Exercise: Give the listing again in full, exactly as written.

Data section:
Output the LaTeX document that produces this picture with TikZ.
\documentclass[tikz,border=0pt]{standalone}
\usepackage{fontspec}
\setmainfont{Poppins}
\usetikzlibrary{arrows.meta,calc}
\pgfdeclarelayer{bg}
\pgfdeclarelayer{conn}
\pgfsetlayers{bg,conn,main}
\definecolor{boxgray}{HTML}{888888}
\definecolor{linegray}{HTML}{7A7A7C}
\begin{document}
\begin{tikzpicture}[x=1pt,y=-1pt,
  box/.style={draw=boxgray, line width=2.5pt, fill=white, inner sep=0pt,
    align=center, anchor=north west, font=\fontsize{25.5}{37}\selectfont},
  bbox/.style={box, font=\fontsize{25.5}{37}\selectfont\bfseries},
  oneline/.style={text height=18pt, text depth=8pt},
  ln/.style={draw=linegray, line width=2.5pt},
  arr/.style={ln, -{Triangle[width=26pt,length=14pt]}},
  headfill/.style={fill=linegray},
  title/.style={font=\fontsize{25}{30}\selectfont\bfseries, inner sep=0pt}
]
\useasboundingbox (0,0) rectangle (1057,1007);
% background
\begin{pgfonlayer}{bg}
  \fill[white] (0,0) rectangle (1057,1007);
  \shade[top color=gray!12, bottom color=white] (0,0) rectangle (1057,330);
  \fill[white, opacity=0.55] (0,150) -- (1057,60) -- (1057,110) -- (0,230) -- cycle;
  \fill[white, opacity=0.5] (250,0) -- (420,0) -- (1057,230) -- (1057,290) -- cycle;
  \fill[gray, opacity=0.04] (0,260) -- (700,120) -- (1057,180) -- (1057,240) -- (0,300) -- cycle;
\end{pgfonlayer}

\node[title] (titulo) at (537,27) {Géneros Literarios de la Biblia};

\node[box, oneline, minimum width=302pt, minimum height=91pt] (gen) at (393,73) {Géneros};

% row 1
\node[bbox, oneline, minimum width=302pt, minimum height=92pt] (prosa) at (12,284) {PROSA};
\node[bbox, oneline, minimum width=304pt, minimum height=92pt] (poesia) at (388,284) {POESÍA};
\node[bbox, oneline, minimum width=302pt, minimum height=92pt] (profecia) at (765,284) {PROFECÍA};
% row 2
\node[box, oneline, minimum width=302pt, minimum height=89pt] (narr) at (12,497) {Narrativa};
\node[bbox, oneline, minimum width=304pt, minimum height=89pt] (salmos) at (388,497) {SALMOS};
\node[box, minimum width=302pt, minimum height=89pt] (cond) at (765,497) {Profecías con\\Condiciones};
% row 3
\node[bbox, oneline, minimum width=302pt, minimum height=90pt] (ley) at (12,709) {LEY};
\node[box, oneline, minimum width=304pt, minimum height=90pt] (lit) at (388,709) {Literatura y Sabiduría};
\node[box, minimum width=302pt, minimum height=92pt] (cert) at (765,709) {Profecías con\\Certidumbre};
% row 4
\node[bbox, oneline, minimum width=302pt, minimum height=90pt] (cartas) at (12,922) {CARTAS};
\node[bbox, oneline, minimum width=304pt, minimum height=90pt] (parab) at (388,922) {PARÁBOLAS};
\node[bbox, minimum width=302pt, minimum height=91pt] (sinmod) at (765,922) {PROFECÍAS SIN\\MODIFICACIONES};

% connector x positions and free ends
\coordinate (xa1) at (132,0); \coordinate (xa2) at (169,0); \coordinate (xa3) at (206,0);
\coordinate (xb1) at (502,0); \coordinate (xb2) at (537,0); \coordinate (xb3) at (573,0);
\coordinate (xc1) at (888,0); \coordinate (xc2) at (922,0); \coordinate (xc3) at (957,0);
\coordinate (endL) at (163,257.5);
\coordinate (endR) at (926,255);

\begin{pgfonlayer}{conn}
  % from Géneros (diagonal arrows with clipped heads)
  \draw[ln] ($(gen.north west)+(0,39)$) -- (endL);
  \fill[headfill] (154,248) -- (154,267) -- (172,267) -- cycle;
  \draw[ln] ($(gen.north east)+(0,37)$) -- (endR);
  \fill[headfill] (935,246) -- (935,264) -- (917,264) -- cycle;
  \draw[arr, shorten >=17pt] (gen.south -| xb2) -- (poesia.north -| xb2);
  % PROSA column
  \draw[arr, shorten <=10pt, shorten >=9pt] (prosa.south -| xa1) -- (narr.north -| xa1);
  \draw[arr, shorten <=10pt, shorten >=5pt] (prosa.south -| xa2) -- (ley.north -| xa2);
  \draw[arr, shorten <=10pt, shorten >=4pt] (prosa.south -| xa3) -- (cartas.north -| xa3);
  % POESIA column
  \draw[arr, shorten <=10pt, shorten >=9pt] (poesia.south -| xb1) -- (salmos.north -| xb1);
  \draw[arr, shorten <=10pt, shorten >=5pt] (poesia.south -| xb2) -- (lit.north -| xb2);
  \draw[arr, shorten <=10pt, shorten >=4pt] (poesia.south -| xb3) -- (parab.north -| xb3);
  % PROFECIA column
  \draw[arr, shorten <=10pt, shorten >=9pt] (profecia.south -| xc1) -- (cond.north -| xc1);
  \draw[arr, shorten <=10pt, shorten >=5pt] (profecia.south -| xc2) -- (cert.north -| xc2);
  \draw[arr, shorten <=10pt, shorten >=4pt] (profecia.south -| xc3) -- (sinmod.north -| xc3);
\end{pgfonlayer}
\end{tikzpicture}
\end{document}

The output:
Output the LaTeX document that produces this picture with TikZ.
\documentclass[tikz,border=0pt]{standalone}
\usepackage{fontspec}
\setmainfont{Poppins}
\usetikzlibrary{arrows.meta,calc}
\pgfdeclarelayer{bg}
\pgfdeclarelayer{conn}
\pgfsetlayers{bg,conn,main}
\definecolor{boxgray}{HTML}{888888}
\definecolor{linegray}{HTML}{7A7A7C}
\begin{document}
\begin{tikzpicture}[x=1pt,y=-1pt,
  box/.style={draw=boxgray, line width=2.5pt, fill=white, inner sep=0pt,
    align=center, anchor=north west, font=\fontsize{25.5}{37}\selectfont},
  bbox/.style={box, font=\fontsize{25.5}{37}\selectfont\bfseries},
  oneline/.style={text height=18pt, text depth=8pt},
  ln/.style={draw=linegray, line width=2.5pt},
  arr/.style={ln, -{Triangle[width=26pt,length=14pt]}},
  headfill/.style={fill=linegray},
  title/.style={font=\fontsize{25}{30}\selectfont\bfseries, inner sep=0pt}
]
\useasboundingbox (0,0) rectangle (1057,1007);
% background
\begin{pgfonlayer}{bg}
  \fill[white] (0,0) rectangle (1057,1007);
  \shade[top color=gray!12, bottom color=white] (0,0) rectangle (1057,330);
  \fill[white, opacity=0.55] (0,150) -- (1057,60) -- (1057,110) -- (0,230) -- cycle;
  \fill[white, opacity=0.5] (250,0) -- (420,0) -- (1057,230) -- (1057,290) -- cycle;
  \fill[gray, opacity=0.04] (0,260) -- (700,120) -- (1057,180) -- (1057,240) -- (0,300) -- cycle;
\end{pgfonlayer}

\node[title] (titulo) at (537,27) {Géneros Literarios de la Biblia};

\node[box, oneline, minimum width=302pt, minimum height=91pt] (gen) at (393,73) {Géneros};

% row 1
\node[bbox, oneline, minimum width=302pt, minimum height=92pt] (prosa) at (12,284) {PROSA};
\node[bbox, oneline, minimum width=304pt, minimum height=92pt] (poesia) at (388,284) {POESÍA};
\node[bbox, oneline, minimum width=302pt, minimum height=92pt] (profecia) at (765,284) {PROFECÍA};
% row 2
\node[box, oneline, minimum width=302pt, minimum height=89pt] (narr) at (12,497) {Narrativa};
\node[bbox, oneline, minimum width=304pt, minimum height=89pt] (salmos) at (388,497) {SALMOS};
\node[box, minimum width=302pt, minimum height=89pt] (cond) at (765,497) {Profecías con\\Condiciones};
% row 3
\node[bbox, oneline, minimum width=302pt, minimum height=90pt] (ley) at (12,709) {LEY};
\node[box, oneline, minimum width=304pt, minimum height=90pt] (lit) at (388,709) {Literatura y Sabiduría};
\node[box, minimum width=302pt, minimum height=92pt] (cert) at (765,709) {Profecías con\\Certidumbre};
% row 4
\node[bbox, oneline, minimum width=302pt, minimum height=90pt] (cartas) at (12,922) {CARTAS};
\node[bbox, oneline, minimum width=304pt, minimum height=90pt] (parab) at (388,922) {PARÁBOLAS};
\node[bbox, minimum width=302pt, minimum height=91pt] (sinmod) at (765,922) {PROFECÍAS SIN\\MODIFICACIONES};

% connector x positions and free ends
\coordinate (xa1) at (132,0); \coordinate (xa2) at (169,0); \coordinate (xa3) at (206,0);
\coordinate (xb1) at (502,0); \coordinate (xb2) at (537,0); \coordinate (xb3) at (573,0);
\coordinate (xc1) at (888,0); \coordinate (xc2) at (922,0); \coordinate (xc3) at (957,0);
\coordinate (endL) at (163,257.5);
\coordinate (endR) at (926,255);

\begin{pgfonlayer}{conn}
  % from Géneros (diagonal arrows with clipped heads)
  \draw[ln] ($(gen.north west)+(0,39)$) -- (endL);
  \fill[headfill] (154,248) -- (154,267) -- (172,267) -- cycle;
  \draw[ln] ($(gen.north east)+(0,37)$) -- (endR);
  \fill[headfill] (935,246) -- (935,264) -- (917,264) -- cycle;
  \draw[arr, shorten >=17pt] (gen.south -| xb2) -- (poesia.north -| xb2);
  % PROSA column
  \draw[arr, shorten <=10pt, shorten >=9pt] (prosa.south -| xa1) -- (narr.north -| xa1);
  \draw[arr, shorten <=10pt, shorten >=5pt] (prosa.south -| xa2) -- (ley.north -| xa2);
  \draw[arr, shorten <=10pt, shorten >=4pt] (prosa.south -| xa3) -- (cartas.north -| xa3);
  % POESIA column
  \draw[arr, shorten <=10pt, shorten >=9pt] (poesia.south -| xb1) -- (salmos.north -| xb1);
  \draw[arr, shorten <=10pt, shorten >=5pt] (poesia.south -| xb2) -- (lit.north -| xb2);
  \draw[arr, shorten <=10pt, shorten >=4pt] (poesia.south -| xb3) -- (parab.north -| xb3);
  % PROFECIA column
  \draw[arr, shorten <=10pt, shorten >=9pt] (profecia.south -| xc1) -- (cond.north -| xc1);
  \draw[arr, shorten <=10pt, shorten >=5pt] (profecia.south -| xc2) -- (cert.north -| xc2);
  \draw[arr, shorten <=10pt, shorten >=4pt] (profecia.south -| xc3) -- (sinmod.north -| xc3);
\end{pgfonlayer}
\end{tikzpicture}
\end{document}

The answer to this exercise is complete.